Roaming Mantis malware rapidly evolves beyond Android, preys on victims with new phishing, cryptomining attacks
A rapidly evolving mobile malware dubbed Roaming Mantis is swarming across the globe with new malicious capabilities and is moving beyond just Android targets. In April, security researchers said Roaming Mantis attacks mostly targeted Android users in South East Asia such as South Korea, Bangladesh and Japan.
Roaming Mantis attacks initially spread via DNS hijacking in which users attempting to access a specific website through a compromised router were automatically redirected to a malicious website that distributed a Trojanised application that pretends to be Facebook or Chrome. Once manually installed by the user, a Trojan banker executes.
In just a month, the creators behind Roaming Mantis - also known as MoqHao and XLoader - have significantly shifted gears to expand geographically and broaden their attack and evasion techniques.
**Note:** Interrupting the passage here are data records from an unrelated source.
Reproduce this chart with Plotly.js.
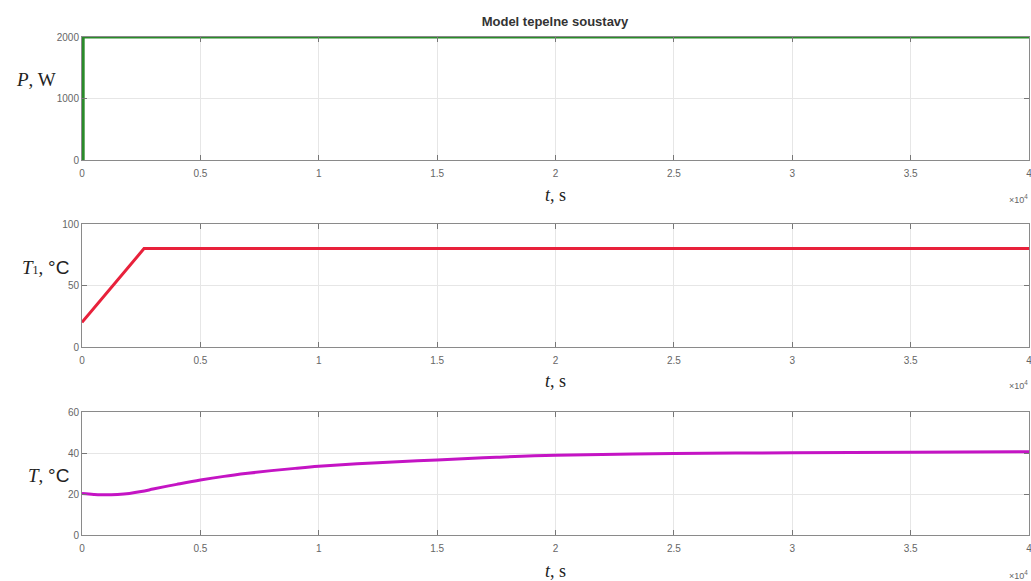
<!DOCTYPE html>
<html>
<head>
<meta charset="utf-8">
<script src="https://cdn.plot.ly/plotly-3.0.1.min.js"></script>
<style>html,body{margin:0;padding:0;background:#fff;}#chart{width:1031px;height:581px;}</style>
</head>
<body>
<div id="chart"></div>
<script>
// time in units of 10^4 s
const tP = [0, 0.005, 0.005, 4];
const powerW = [0, 0, 2000, 2000];

const tT1 = [0, 0.262, 4];
const tempT1 = [20, 80, 80];

const tT = [0, 0.05, 0.1, 0.15, 0.2, 0.25, 0.3, 0.35, 0.4, 0.5, 0.6, 0.7, 0.8, 0.9, 1.0, 1.25, 1.5, 1.75, 2.0, 2.5, 3.0, 3.5, 4.0];
const tempT = [20.2, 19.8, 19.6, 19.8, 20.3, 21.2, 22.4, 23.6, 24.7, 26.8, 28.6, 30.1, 31.4, 32.5, 33.5, 35.3, 36.6, 37.9, 38.9, 39.7, 40.1, 40.4, 40.6];

const xTicks = [0, 0.5, 1, 1.5, 2, 2.5, 3, 3.5, 4];
const xTickText = ['0', '0.5', '1', '1.5', '2', '2.5', '3', '3.5', '4'];

const traces = [
  {x: tP, y: powerW, xaxis: 'x', yaxis: 'y', mode: 'lines', line: {color: '#2a8a2a', width: 3}},
  {x: tT1, y: tempT1, xaxis: 'x2', yaxis: 'y2', mode: 'lines', line: {color: '#e8213b', width: 3}},
  {x: tT, y: tempT, xaxis: 'x3', yaxis: 'y3', mode: 'lines', line: {color: '#c414c4', width: 3, shape: 'spline', smoothing: 1}}
];

const tickFont = {family: 'Arial, Liberation Sans, sans-serif', size: 10, color: '#666'};

function xax(anchor) {
  return {
    domain: [0, 1], range: [0, 4], anchor: anchor,
    tickvals: xTicks, ticktext: xTickText,
    ticks: 'inside', ticklen: 5, tickcolor: '#777',
    showline: true, linecolor: '#8a8a8a', linewidth: 1, mirror: 'ticks',
    showgrid: true, gridcolor: '#e6e6e6', zeroline: false,
    ticklabeloverflow: 'allow', ticklabelstandoff: 4,
    tickfont: tickFont
  };
}
function yax(anchor, dom, range, dtick) {
  return {
    domain: dom, range: range, anchor: anchor, dtick: dtick,
    ticks: 'inside', ticklen: 5, tickcolor: '#777',
    showline: true, linecolor: '#8a8a8a', linewidth: 1, mirror: 'ticks',
    showgrid: true, gridcolor: '#e6e6e6', zeroline: false,
    ticklabeloverflow: 'allow',
    tickfont: tickFont
  };
}

const serif = 'Liberation Serif, Times New Roman, serif';
function py(p) { return (571 - p) / 561; }
function px(p) { return (p - 82) / 947; }

const ann = [];
const xTitleY = [195, 381, 571];
xTitleY.forEach(v => ann.push({
  text: '<i>t</i>, s', xref: 'paper', yref: 'paper', x: px(555), y: py(v),
  xanchor: 'center', yanchor: 'middle', showarrow: false,
  font: {family: serif, size: 18, color: '#222'}
}));
const expY = [199, 385, 575];
expY.forEach(v => ann.push({
  text: '×10<sup>4</sup>', xref: 'paper', yref: 'paper', x: px(1030), y: py(v),
  xanchor: 'right', yanchor: 'middle', showarrow: false,
  font: {family: 'Arial, sans-serif', size: 9, color: '#666'}
}));
ann.push({text: '<i>P</i>, W', xref: 'paper', yref: 'paper', x: px(36), y: py(79),
  xanchor: 'center', yanchor: 'middle', showarrow: false, font: {family: serif, size: 19, color: '#222'}});
ann.push({text: '<i>T</i><span style="font-size:12px">1</span>, <span style="font-family:Arial">°C</span>', xref: 'paper', yref: 'paper', x: px(45), y: py(267),
  xanchor: 'center', yanchor: 'middle', showarrow: false, font: {family: serif, size: 19, color: '#222'}});
ann.push({text: '<i>T</i>, <span style="font-family:Arial">°C</span>', xref: 'paper', yref: 'paper', x: px(48), y: py(475),
  xanchor: 'center', yanchor: 'middle', showarrow: false, font: {family: serif, size: 19, color: '#222'}});

const layout = {
  width: 1031, height: 581,
  margin: {l: 82, r: 2, t: 10, b: 10},
  paper_bgcolor: '#fff', plot_bgcolor: '#fff',
  showlegend: false,
  title: {text: '<b>Model tepelne soustavy</b>', x: 555 / 1031, xanchor: 'center', y: 1 - 21 / 581, yanchor: 'middle',
    font: {family: 'Arial, Liberation Sans, sans-serif', size: 13, color: '#333'}},
  xaxis: xax('y'), yaxis: yax('x', [py(160), py(37)], [0, 2000], 1000),
  xaxis2: xax('y2'), yaxis2: yax('x2', [py(347), py(224)], [0, 100], 50),
  xaxis3: xax('y3'), yaxis3: yax('x3', [py(535), py(412)], [0, 60], 20),
  annotations: ann
};

Plotly.newPlot('chart', traces, layout, {displayModeBar: false, staticPlot: true});
</script>
</body>
</html>
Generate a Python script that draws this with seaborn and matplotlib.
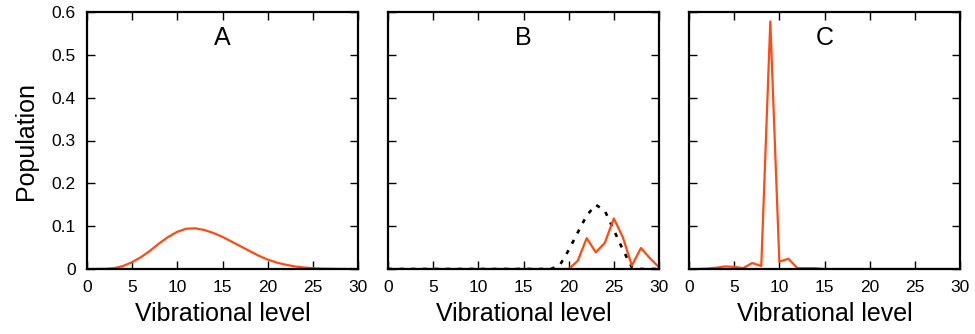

Kaspersky Lab researchers said the landing pages and malicious APK files used in the attacks now support 27 languages covering Europe and the Middle East including English, Spanish, Arabic, German, Chinese, Russian, Hebrew, Hindi and Turkish - up from just four languages a month ago.
"We believe the attacker made use of an easy method to potentially infect more users, by translating their initial set of languages with an automatic translator," Kaspersky researchers said. "It’s clear from this that South Korea, Bangladesh and Japan are no longer the worst affected countries; instead, Russia, Ukraine and India bore the brunt."
While the previous iteration of Roaming Mantis focused solely on Android devices, the campaign has since evolved to target iOS users with phishing attacks and PCs with cryptomining code.
When targeting iOS devices, users are redirected to a phishing site mimicking the Apple website and claims to be "security.apple.com". The phishing website steals victims' user ID, password, card number, card expiration date and CVV. Researchers said the HTML source of the phishing site also supports 25 languages with just Bengali and Georgian missing from the initial list.
"The evasion techniques used by Roaming Mantis have also become more sophisticated. Several examples of recent additions described in this post include a new method of retrieving the C2 by using the email POP protocol, server side dynamic auto-generation of changing apk file/filenames, and the inclusion of an additional command to potentially assist in identifying research environments, have all been added."
McAfee researchers first identified Roaming Mantis in August 2017 when its distribution method was SMS and its only target was South Korea at the time. By April 2018, it had expanded to implement DNS hijacking and target victims in other Asian countries.
"The Roaming Mantis campaign evolved significantly in a short period of time," Kaspersky Labs said. "The rapid growth of the campaign implies that those behind it have a strong financial motivation and are probably well-funded."